--- start ---

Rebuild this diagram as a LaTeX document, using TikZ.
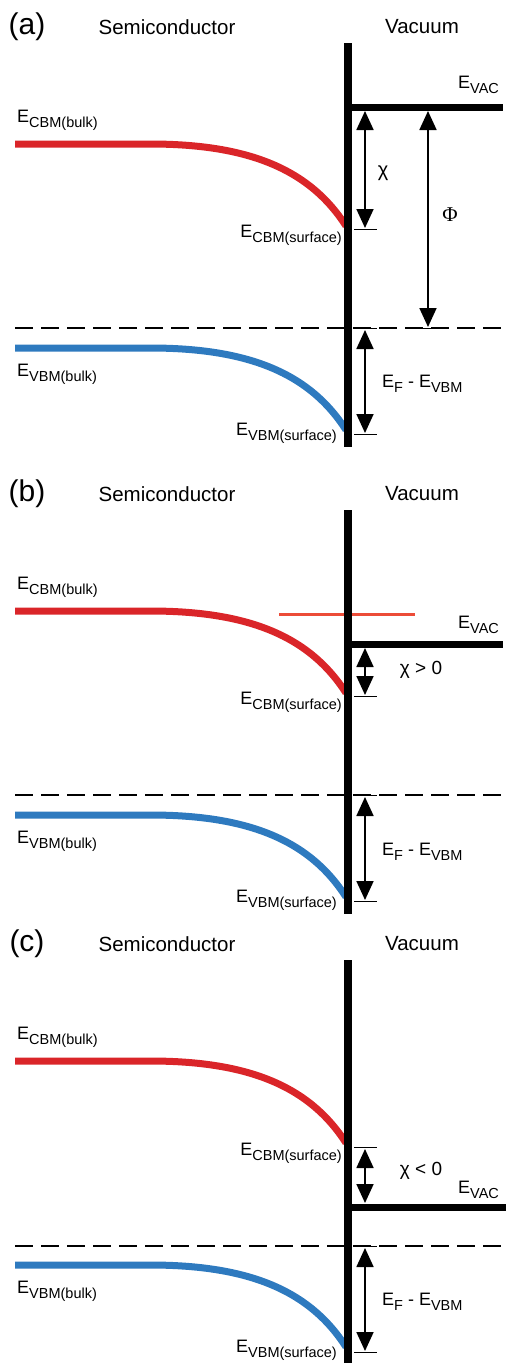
\documentclass[tikz,border=0pt]{standalone}
\usepackage{fontspec}
\setmainfont{Liberation Sans}
\newfontfamily\phifont{Liberation Serif}
\usetikzlibrary{arrows.meta}

\definecolor{cbmred}{RGB}{218,37,41}
\definecolor{vbmblue}{RGB}{46,122,191}
\definecolor{vacred}{RGB}{236,76,56}

\newcommand{\lvl}[1]{E\raisebox{-5.5pt}{\fontsize{14.5}{14}\selectfont #1}}

\begin{document}
\begin{tikzpicture}[
    x=1pt, y=-1pt,
    font=\fontsize{18}{20}\selectfont,
    panel/.style={font=\fontsize{30}{32}\selectfont, inner sep=0},
    region/.style={font=\fontsize{20.5}{22}\selectfont, inner sep=0},
    level/.style={inner sep=0},
    wall/.style={line width=7.5pt},
    vaclevel/.style={line width=7pt},
    cband/.style={cbmred, line width=7pt},
    vband/.style={vbmblue, line width=7pt},
    fermi/.style={line width=2pt, dash pattern=on 18pt off 8pt},
    dim/.style={{Triangle[length=19pt,width=17pt]}-{Triangle[length=19pt,width=17pt]}, line width=1.8pt},
    tick/.style={line width=0.8pt}
]
\useasboundingbox (0,0) rectangle (506,1363);

% ---------------- Panel (a) ----------------
\node[panel] (lbl-a) at (27,27) {(a)};
\node[region] (semi-a) at (167,27) {Semiconductor};
\node[region] (vac-a) at (422,27) {Vacuum};

\coordinate (bartop-a) at (348,43);
\coordinate (barbot-a) at (348,447);
\coordinate (cb0-a) at (15,144);
\coordinate (cbs-a) at (346,226);
\coordinate (vb0-a) at (15,348);
\coordinate (vbs-a) at (346,430);
\coordinate (ef0-a) at (15,328);
\coordinate (ef1-a) at (506,328);
\coordinate (vac0-a) at (348,107);
\coordinate (vac1-a) at (503,107);

\draw[fermi] (ef0-a) -- (ef1-a);
\draw[cband] (cb0-a) -- ++(135,0) .. controls +(100,0) and +(-36,-56) .. (cbs-a);
\draw[vband] (vb0-a) -- ++(135,0) .. controls +(100,0) and +(-36,-56) .. (vbs-a);
\draw[vaclevel] (vac0-a) -- (vac1-a);
\draw[wall] (bartop-a) -- (barbot-a);

\coordinate (chitop-a) at (365,111);
\coordinate (chibot-a) at (365,228);
\coordinate (phitop-a) at (428,111);
\coordinate (phibot-a) at (428,327);
\coordinate (eftop-a) at (365,330);
\coordinate (efbot-a) at (365,433);
\draw[dim] (chitop-a) -- (chibot-a);
\draw[dim] (phitop-a) -- (phibot-a);
\draw[dim] (eftop-a) -- (efbot-a);
\draw[tick] (354,229) -- (377,229);
\draw[tick] (414,328) -- (442,328);
\draw[tick] (354,328) -- (377,328);
\draw[tick] (354,434) -- (377,434);

\node[level, anchor=base west] (cbmbulk-a) at (17,122) {\lvl{CBM(bulk)}};
\node[level, anchor=base east] (cbmsurf-a) at (342,237) {\lvl{CBM(surface)}};
\node[level, anchor=base west] (vbmbulk-a) at (17,376) {\lvl{VBM(bulk)}};
\node[level, anchor=base east] (vbmsurf-a) at (337,435) {\lvl{VBM(surface)}};
\node[level, anchor=base west] (evac-a) at (458,88) {\lvl{VAC}};
\node[level, font=\fontsize{20}{22}\selectfont] (chi-a) at (383,173) {χ};
\node[level, font=\fontsize{21}{22}\selectfont\phifont] (phi-a) at (450,215) {Φ};
\node[level, anchor=base west] (efvbm-a) at (382,387) {\lvl{F} - \lvl{VBM}};

% ---------------- Panel (b) ----------------
\node[panel] (lbl-b) at (27,494) {(b)};
\node[region] (semi-b) at (167,494) {Semiconductor};
\node[region] (vac-b) at (422,494) {Vacuum};

\coordinate (bartop-b) at (348,510);
\coordinate (barbot-b) at (348,914);
\coordinate (cb0-b) at (15,611);
\coordinate (cbs-b) at (346,693);
\coordinate (vb0-b) at (15,815);
\coordinate (vbs-b) at (346,897);
\coordinate (ef0-b) at (15,795);
\coordinate (ef1-b) at (506,795);
\coordinate (vac0-b) at (348,644);
\coordinate (vac1-b) at (503,644);
\coordinate (old0-b) at (279,614);
\coordinate (old1-b) at (415,614);

\draw[fermi] (ef0-b) -- (ef1-b);
\draw[cband] (cb0-b) -- ++(135,0) .. controls +(100,0) and +(-36,-56) .. (cbs-b);
\draw[vband] (vb0-b) -- ++(135,0) .. controls +(100,0) and +(-36,-56) .. (vbs-b);
\draw[vacred, line width=3pt] (old0-b) -- (old1-b);
\draw[vaclevel] (vac0-b) -- (vac1-b);
\draw[wall] (bartop-b) -- (barbot-b);

\coordinate (chitop-b) at (365,648);
\coordinate (chibot-b) at (365,695);
\coordinate (eftop-b) at (365,797);
\coordinate (efbot-b) at (365,900);
\draw[dim] (chitop-b) -- (chibot-b);
\draw[dim] (eftop-b) -- (efbot-b);
\draw[tick] (354,696) -- (377,696);
\draw[tick] (354,795) -- (377,795);
\draw[tick] (354,901) -- (377,901);

\node[level, anchor=base west] (cbmbulk-b) at (17,589) {\lvl{CBM(bulk)}};
\node[level, anchor=base east] (cbmsurf-b) at (342,704) {\lvl{CBM(surface)}};
\node[level, anchor=base west] (vbmbulk-b) at (17,843) {\lvl{VBM(bulk)}};
\node[level, anchor=base east] (vbmsurf-b) at (337,902) {\lvl{VBM(surface)}};
\node[level, anchor=base west] (evac-b) at (458,628) {\lvl{VAC}};
\node[level, font=\fontsize{19}{22}\selectfont] (chi-b) at (421,670) {χ > 0};
\node[level, anchor=base west] (efvbm-b) at (382,855) {\lvl{F} - \lvl{VBM}};

% ---------------- Panel (c) ----------------
\node[panel] (lbl-c) at (27,944) {(c)};
\node[region] (semi-c) at (167,944) {Semiconductor};
\node[region] (vac-c) at (422,944) {Vacuum};

\coordinate (bartop-c) at (348,960);
\coordinate (barbot-c) at (348,1363);
\coordinate (cb0-c) at (15,1061);
\coordinate (cbs-c) at (346,1143);
\coordinate (vb0-c) at (15,1265);
\coordinate (vbs-c) at (346,1347);
\coordinate (ef0-c) at (15,1246);
\coordinate (ef1-c) at (506,1246);
\coordinate (vac0-c) at (348,1207);
\coordinate (vac1-c) at (506,1207);

\draw[fermi] (ef0-c) -- (ef1-c);
\draw[cband] (cb0-c) -- ++(135,0) .. controls +(100,0) and +(-36,-56) .. (cbs-c);
\draw[vband] (vb0-c) -- ++(135,0) .. controls +(100,0) and +(-36,-56) .. (vbs-c);
\draw[vaclevel] (vac0-c) -- (vac1-c);
\draw[wall] (bartop-c) -- (barbot-c);

\coordinate (chitop-c) at (365,1149);
\coordinate (chibot-c) at (365,1203);
\coordinate (eftop-c) at (365,1248);
\coordinate (efbot-c) at (365,1351);
\draw[dim] (chitop-c) -- (chibot-c);
\draw[dim] (eftop-c) -- (efbot-c);
\draw[tick] (354,1147) -- (377,1147);
\draw[tick] (354,1246) -- (377,1246);
\draw[tick] (354,1352) -- (377,1352);

\node[level, anchor=base west] (cbmbulk-c) at (17,1039) {\lvl{CBM(bulk)}};
\node[level, anchor=base east] (cbmsurf-c) at (342,1155) {\lvl{CBM(surface)}};
\node[level, anchor=base west] (vbmbulk-c) at (17,1293) {\lvl{VBM(bulk)}};
\node[level, anchor=base east] (vbmsurf-c) at (337,1352) {\lvl{VBM(surface)}};
\node[level, anchor=base west] (evac-c) at (458,1193) {\lvl{VAC}};
\node[level, font=\fontsize{19}{22}\selectfont] (chi-c) at (421,1171) {χ < 0};
\node[level, anchor=base west] (efvbm-c) at (382,1305) {\lvl{F} - \lvl{VBM}};

\end{tikzpicture}
\end{document}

--- end ---

### Given request
Without the pictures, return the listing above from its first line through the line that has "(vac-a) at (422,27)".

### Written response
Rebuild this diagram as a LaTeX document, using TikZ.
\documentclass[tikz,border=0pt]{standalone}
\usepackage{fontspec}
\setmainfont{Liberation Sans}
\newfontfamily\phifont{Liberation Serif}
\usetikzlibrary{arrows.meta}

\definecolor{cbmred}{RGB}{218,37,41}
\definecolor{vbmblue}{RGB}{46,122,191}
\definecolor{vacred}{RGB}{236,76,56}

\newcommand{\lvl}[1]{E\raisebox{-5.5pt}{\fontsize{14.5}{14}\selectfont #1}}

\begin{document}
\begin{tikzpicture}[
    x=1pt, y=-1pt,
    font=\fontsize{18}{20}\selectfont,
    panel/.style={font=\fontsize{30}{32}\selectfont, inner sep=0},
    region/.style={font=\fontsize{20.5}{22}\selectfont, inner sep=0},
    level/.style={inner sep=0},
    wall/.style={line width=7.5pt},
    vaclevel/.style={line width=7pt},
    cband/.style={cbmred, line width=7pt},
    vband/.style={vbmblue, line width=7pt},
    fermi/.style={line width=2pt, dash pattern=on 18pt off 8pt},
    dim/.style={{Triangle[length=19pt,width=17pt]}-{Triangle[length=19pt,width=17pt]}, line width=1.8pt},
    tick/.style={line width=0.8pt}
]
\useasboundingbox (0,0) rectangle (506,1363);

% ---------------- Panel (a) ----------------
\node[panel] (lbl-a) at (27,27) {(a)};
\node[region] (semi-a) at (167,27) {Semiconductor};
\node[region] (vac-a) at (422,27) {Vacuum};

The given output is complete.